Zum Überraschungsdinner mit Selenski im Élysée-Palast lud Macron nur Scholz ein. „Ehrlich gesagt fand ich diese Einladung unpassend“, stichelte Meloni. Nun ist sie also allein Kiew – nur einen Tag nach dem Überraschungsbesuch von US-Präsident Joe Biden.
„Ihr seid nicht allein. Ihr habt unsere vollkommende Unterstützung.“ Giorgia Meloni
Meloni fuhr auch in die Stadt Butscha, in der die Russen kurz nach Kriegsbeginn zahlreiche Zivilisten erschossen haben. Sie ließ sich vom Bürgermeister von den Massakern erzählen, schaute sich eine Fotoausstellung der Bombardements an, legte einen Blumenkranz an eine Gedenkstätte: „Ihr seid nicht allein“, sagte Meloni. Italien sei von Beginn an bei den Ukrainern gewesen – und werde es auch bis zum Ende sein. „Ihr habt unsere vollkommende Unterstützung.“
In Irpin übergab die 46-Jährige zwei Stromgeneratoren, um kritische Infrastruktur am Laufen zu halten. Insgesamt 52 Generatoren schickt die Regierung in den kommenden Wochen, dazu Transformatoren und Kabel.

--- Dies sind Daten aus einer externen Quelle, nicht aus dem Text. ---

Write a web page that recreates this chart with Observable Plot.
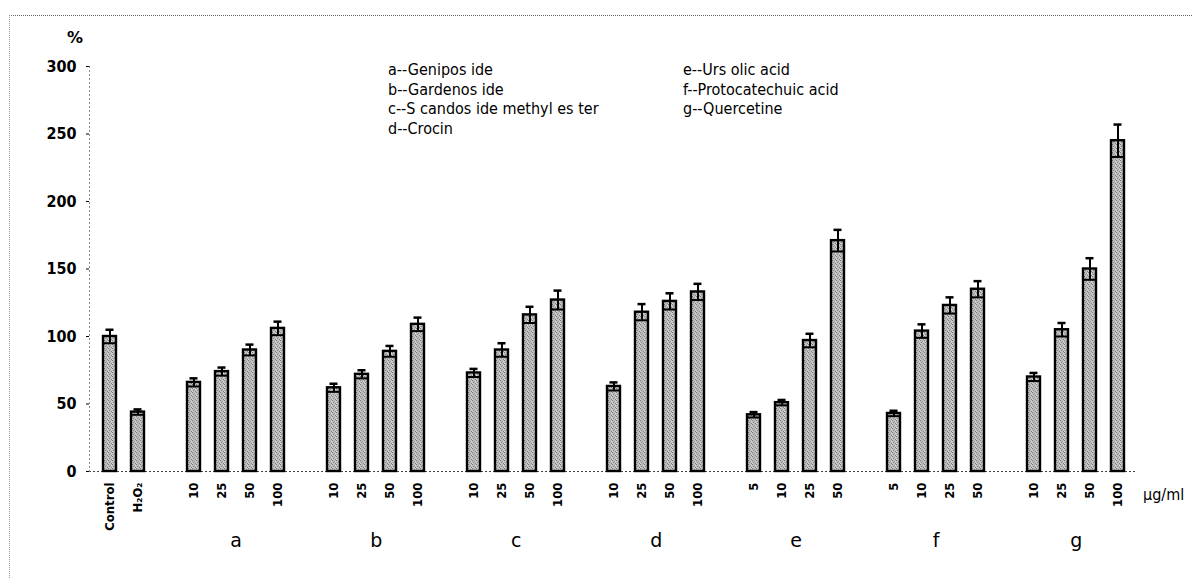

Drei Millionen Menschen soll das helfen, 666.000 Euro machte Meloni dafür frei. Selenski, den die Italienerin später am Tag treffen wollte, wären weitere Zusagen für Waffenlieferungen wahrscheinlich noch lieber.
Sechs Pakete hat Italien bisher geschickt. Um welche Waffensysteme es sich handelt, hielt schon die Draghi-Regierung geheim. Klar sind nur die Dimensionen: Rund eine Milliarde Euro umfassen die Unterstützungen bis dato, erklärte Außenminister Antonio Tajani. Kampfpanzer sollen bisher nicht dabei sein. Wohl aber bald das mit Frankreich entwickelte Luftabwehrsystem Samp/T.
Kurz vor ihrer Reise hatte Meloni dann sogar Bereitschaft signalisiert, fünf Kampfflugzeuge nach Kiew schicken zu wollen. Die Flieger des Typs AMX wurden in den Achtzigern gebaut und sollen bei der italienischen Luftwaffe außer Dienst gestellt werden.
Dem Deal müsste aber auch Brasilien zustimmen: Die Flugzeuge wurden damals von einem italienisch-brasilianischen Konsortium produziert.